▸ INPUT FOR THIS TASK:

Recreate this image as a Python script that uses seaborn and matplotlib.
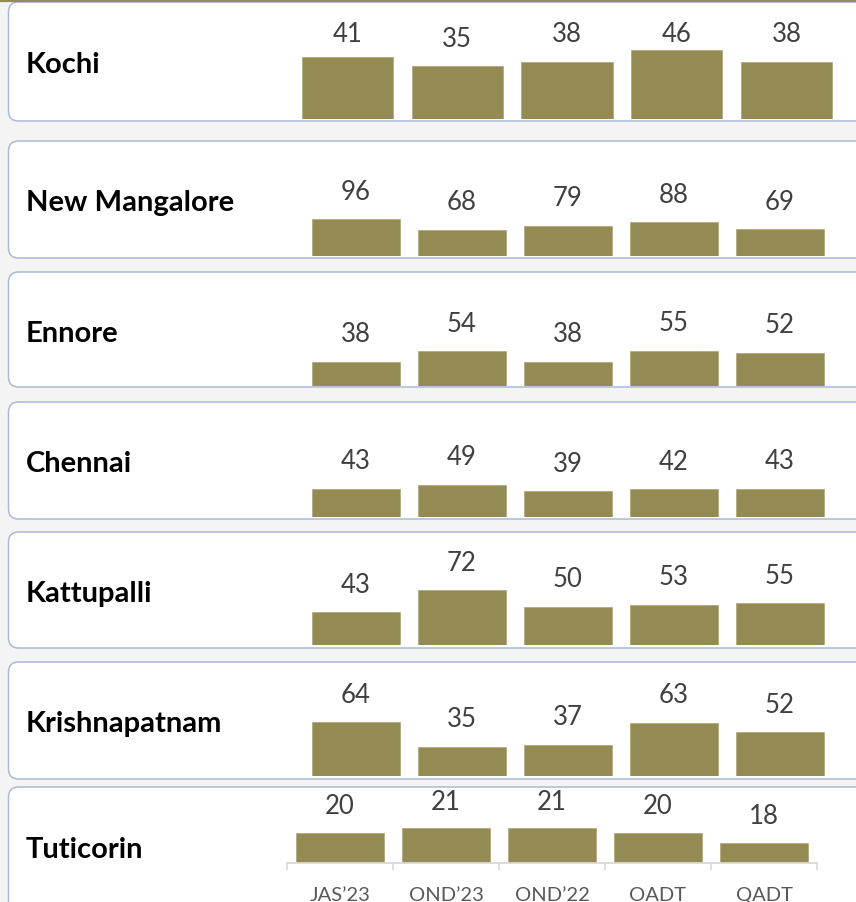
import matplotlib
matplotlib.use("Agg")
import matplotlib.pyplot as plt
from matplotlib.patches import FancyBboxPatch
import seaborn as sns
import pandas as pd

# ---------------- data ----------------
ports = ["Kochi", "New Mangalore", "Ennore", "Chennai", "Kattupalli", "Krishnapatnam", "Tuticorin"]
periods = ["JAS\u201923", "OND\u201923", "OND\u201922", "OADT", "QADT"]
kochi = [41, 35, 38, 46, 38]
new_mangalore = [96, 68, 79, 88, 69]
ennore = [38, 54, 38, 55, 52]
chennai = [43, 49, 39, 42, 43]
kattupalli = [43, 72, 50, 53, 55]
krishnapatnam = [64, 35, 37, 63, 52]
tuticorin = [20, 21, 21, 20, 18]
series = [kochi, new_mangalore, ennore, chennai, kattupalli, krishnapatnam, tuticorin]

# ---------------- layout (pixels) ----------------
W, H = 856, 902
BAR = "#948A54"
BG = "#F4F4F4"
BORDER = "#A9BBD5"

panel_top = [2, 141, 272, 402, 532, 662, 787]
panel_bot = [121, 258, 387, 519, 648, 779, 930]
name_y = [65, 203, 334, 464, 594, 724, 850]
baseline = [119, 256, 386, 517, 645, 776, 863]
ylims = [(0, 53), (0, 208), (0, 125), (0, 122), (0, 105), (0, 95), (14, 30)]
xspan = [(292.5, 841.5), (303, 833), (303, 833), (303, 833), (303, 833), (303, 833), (287, 817)]
label_ceiling = [85, 200, 200, 200, 200, 200, 60]  # px above baseline
AX_H = 80

sns.set_theme(style="white")
plt.rcParams["font.family"] = ["Lato", "DejaVu Sans"]

fig = plt.figure(figsize=(W / 100, H / 100), dpi=100, facecolor=BG)

# background axes in pixel coordinates
bg = fig.add_axes([0, 0, 1, 1], zorder=0)
bg.set_xlim(0, W)
bg.set_ylim(H, 0)
bg.axis("off")
bg.plot([0, W], [0.8, 0.8], color=BAR, lw=1.6, solid_capstyle="butt")
for t, b in zip(panel_top, panel_bot):
    p = FancyBboxPatch((8.5, t), 900, b - t,
                       boxstyle="round,pad=0,rounding_size=10",
                       facecolor="white", edgecolor=BORDER, linewidth=1.1)
    bg.add_patch(p)

for i, (port, vals) in enumerate(zip(ports, series)):
    fig.text(26 / W, 1 - name_y[i] / H, port, ha="left", va="center",
             fontsize=21, fontweight="bold", color="black")
    x0, x1 = xspan[i]
    ax = fig.add_axes([x0 / W, 1 - baseline[i] / H, (x1 - x0) / W, AX_H / H], zorder=2)
    ax.patch.set_alpha(0)
    df = pd.DataFrame({"period": periods, "value": vals})
    sns.barplot(data=df, x="period", y="value", color=BAR, width=0.83,
                saturation=1, edgecolor="#B3AB80", linewidth=0.6, ax=ax)
    lo, hi = ylims[i]
    ax.set_ylim(lo, hi)
    ax.set_xlim(-0.5, 4.5)
    ax.set_ylabel("")
    ax.set_xlabel("")
    ax.set_yticks([])
    for s in ["top", "right", "left"]:
        ax.spines[s].set_visible(False)
    # value labels
    for j, v in enumerate(vals):
        bar_px = (v - lo) / (hi - lo) * AX_H
        ypx = min(bar_px + 27, label_ceiling[i])
        ax.text(j, ypx / AX_H, str(v), transform=ax.get_xaxis_transform(),
                ha="center", va="center", fontsize=18.5, color="#404040", clip_on=False)
    if i == len(ports) - 1:
        ax.spines["bottom"].set_visible(True)
        ax.spines["bottom"].set_color("#D9D9D9")
        ax.spines["bottom"].set_linewidth(1.3)
        ax.set_xticks(range(len(periods)))
        ax.set_xticklabels(periods)
        ax.set_xticks([k - 0.5 for k in range(len(periods) + 1)], minor=True)
        ax.tick_params(axis="x", which="major", length=0, pad=17, labelsize=14.5,
                       labelcolor="#595959")
        ax.tick_params(axis="x", which="minor", length=5, width=1.3, color="#D9D9D9",
                       direction="out", bottom=True)
    else:
        ax.spines["bottom"].set_visible(False)
        ax.set_xticks([])

fig.savefig("out.png", dpi=100, facecolor=BG)
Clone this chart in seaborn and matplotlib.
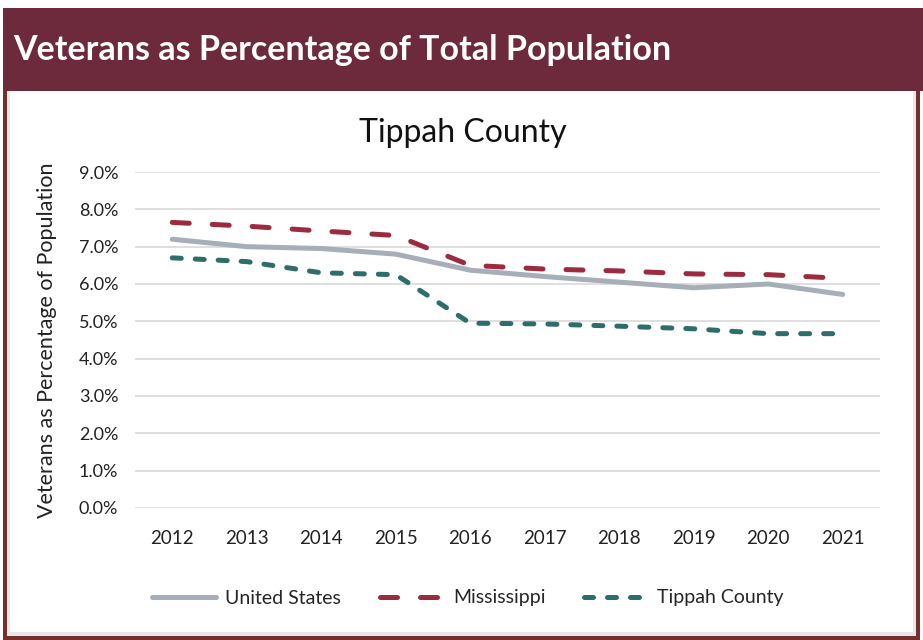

▸ SHORT TASK:
Return each line exactly as written. Any picture gets left out.

▸ PROBLEM SOLUTION:
Recreate this image as a Python script that uses seaborn and matplotlib.
import matplotlib
matplotlib.use("Agg")
import matplotlib.pyplot as plt
from matplotlib.patches import FancyBboxPatch
import seaborn as sns
import pandas as pd

# ---------------- data ----------------
ports = ["Kochi", "New Mangalore", "Ennore", "Chennai", "Kattupalli", "Krishnapatnam", "Tuticorin"]
periods = ["JAS\u201923", "OND\u201923", "OND\u201922", "OADT", "QADT"]
kochi = [41, 35, 38, 46, 38]
new_mangalore = [96, 68, 79, 88, 69]
ennore = [38, 54, 38, 55, 52]
chennai = [43, 49, 39, 42, 43]
kattupalli = [43, 72, 50, 53, 55]
krishnapatnam = [64, 35, 37, 63, 52]
tuticorin = [20, 21, 21, 20, 18]
series = [kochi, new_mangalore, ennore, chennai, kattupalli, krishnapatnam, tuticorin]

# ---------------- layout (pixels) ----------------
W, H = 856, 902
BAR = "#948A54"
BG = "#F4F4F4"
BORDER = "#A9BBD5"

panel_top = [2, 141, 272, 402, 532, 662, 787]
panel_bot = [121, 258, 387, 519, 648, 779, 930]
name_y = [65, 203, 334, 464, 594, 724, 850]
baseline = [119, 256, 386, 517, 645, 776, 863]
ylims = [(0, 53), (0, 208), (0, 125), (0, 122), (0, 105), (0, 95), (14, 30)]
xspan = [(292.5, 841.5), (303, 833), (303, 833), (303, 833), (303, 833), (303, 833), (287, 817)]
label_ceiling = [85, 200, 200, 200, 200, 200, 60]  # px above baseline
AX_H = 80

sns.set_theme(style="white")
plt.rcParams["font.family"] = ["Lato", "DejaVu Sans"]

fig = plt.figure(figsize=(W / 100, H / 100), dpi=100, facecolor=BG)

# background axes in pixel coordinates
bg = fig.add_axes([0, 0, 1, 1], zorder=0)
bg.set_xlim(0, W)
bg.set_ylim(H, 0)
bg.axis("off")
bg.plot([0, W], [0.8, 0.8], color=BAR, lw=1.6, solid_capstyle="butt")
for t, b in zip(panel_top, panel_bot):
    p = FancyBboxPatch((8.5, t), 900, b - t,
                       boxstyle="round,pad=0,rounding_size=10",
                       facecolor="white", edgecolor=BORDER, linewidth=1.1)
    bg.add_patch(p)

for i, (port, vals) in enumerate(zip(ports, series)):
    fig.text(26 / W, 1 - name_y[i] / H, port, ha="left", va="center",
             fontsize=21, fontweight="bold", color="black")
    x0, x1 = xspan[i]
    ax = fig.add_axes([x0 / W, 1 - baseline[i] / H, (x1 - x0) / W, AX_H / H], zorder=2)
    ax.patch.set_alpha(0)
    df = pd.DataFrame({"period": periods, "value": vals})
    sns.barplot(data=df, x="period", y="value", color=BAR, width=0.83,
                saturation=1, edgecolor="#B3AB80", linewidth=0.6, ax=ax)
    lo, hi = ylims[i]
    ax.set_ylim(lo, hi)
    ax.set_xlim(-0.5, 4.5)
    ax.set_ylabel("")
    ax.set_xlabel("")
    ax.set_yticks([])
    for s in ["top", "right", "left"]:
        ax.spines[s].set_visible(False)
    # value labels
    for j, v in enumerate(vals):
        bar_px = (v - lo) / (hi - lo) * AX_H
        ypx = min(bar_px + 27, label_ceiling[i])
        ax.text(j, ypx / AX_H, str(v), transform=ax.get_xaxis_transform(),
                ha="center", va="center", fontsize=18.5, color="#404040", clip_on=False)
    if i == len(ports) - 1:
        ax.spines["bottom"].set_visible(True)
        ax.spines["bottom"].set_color("#D9D9D9")
        ax.spines["bottom"].set_linewidth(1.3)
        ax.set_xticks(range(len(periods)))
        ax.set_xticklabels(periods)
        ax.set_xticks([k - 0.5 for k in range(len(periods) + 1)], minor=True)
        ax.tick_params(axis="x", which="major", length=0, pad=17, labelsize=14.5,
                       labelcolor="#595959")
        ax.tick_params(axis="x", which="minor", length=5, width=1.3, color="#D9D9D9",
                       direction="out", bottom=True)
    else:
        ax.spines["bottom"].set_visible(False)
        ax.set_xticks([])

fig.savefig("out.png", dpi=100, facecolor=BG)
Clone this chart in seaborn and matplotlib.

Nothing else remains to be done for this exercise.